Commenting on the WAP initiative, Schneider believed that the activity may not
result in a generally applicable standard:
...their current path appears less likely to result in a general
purpose XML encoding for all XML users than if the work was done in an
environment like the W3C or IETF... If my projections about the eventual development of a general
purpose, efficient XML encoding are true, this change in focus may be strategically
important to the long term viability of WAP.
Wrapping Up - What's Inside?
The incorporation of compression into a general "XML infrastructure" is
related to a much wider problem: packaging of XML
documents. For a given document, there is a range of information
useful to an XML processor that is not directly related to the
data it contains. Identifying a compression mechanism is one
example; style sheets and schemas are others. Ideally this
additional information would be available from a separate
packaging mechanism.
Don Park believed that packaging should be the primary focus:
I doubt we will be able to agree on a standard compression
format. Rather, I would like to work on [making the] XML packaging
standard proceed faster to encompass arbitrary encoding
of XML documents and fragments. XML's relationship with
MIME should also be strengthened.
With a generic packaging framework, it should be possible to support multiple compression standards.
In this sort of environment, alternate standards could compete and flourish. Thus we avoid the need to dictate a
specific solution at this early stage. Simon St. Laurent observed that packaging is an area neglected by the W3C:
I definitely agree on the need for XML packaging. I've been disappointed
with the slow progress (is there any?) on packaging at the W3C, and look
forward to seeing more activity.
Looking back over the XML-DEV archives shows that again packaging is a recurring topic. Last year saw several threads
relating to the issue: "Packaging and Hub Documents,"
and "Packaging and Related-Resource Discovery."
It would appear that no real movement has been made on this front, although Simon St. Laurent's XML Processing Description Language (see also "Profiling and Packaging XML")
has been a step in the right direction.
Currently involved with activities to improve MIME support for XML content, St. Laurent commented that he believed
more fundamental changes may be required:
I don't think anyone expected that XML might require a rethinking of the
infrastructures we use to carry it, but I'm headed more and more that
direction. It may still be too early in the game, though -- after all, XML
is still a tiny portion of the overall traffic on the Internet.

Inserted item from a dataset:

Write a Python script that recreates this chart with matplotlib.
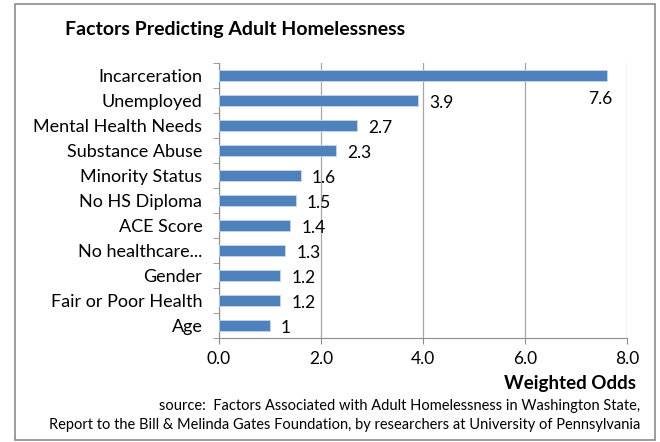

However tiny XML-based traffic is today, if the current rate of
adoption continues, XML transmission will be ubiquitous before long.
Now may be the best time to consider some wider architectural problems: perhaps it's
time to take a break from producing the unceasing flow of new standards. Considering how
these standards fit together will reinforce our efforts toward the holy grail
of Interoperability. Experiences from organizations like MITRE, as well
as feedback from developers "on the factory floor," will be vital.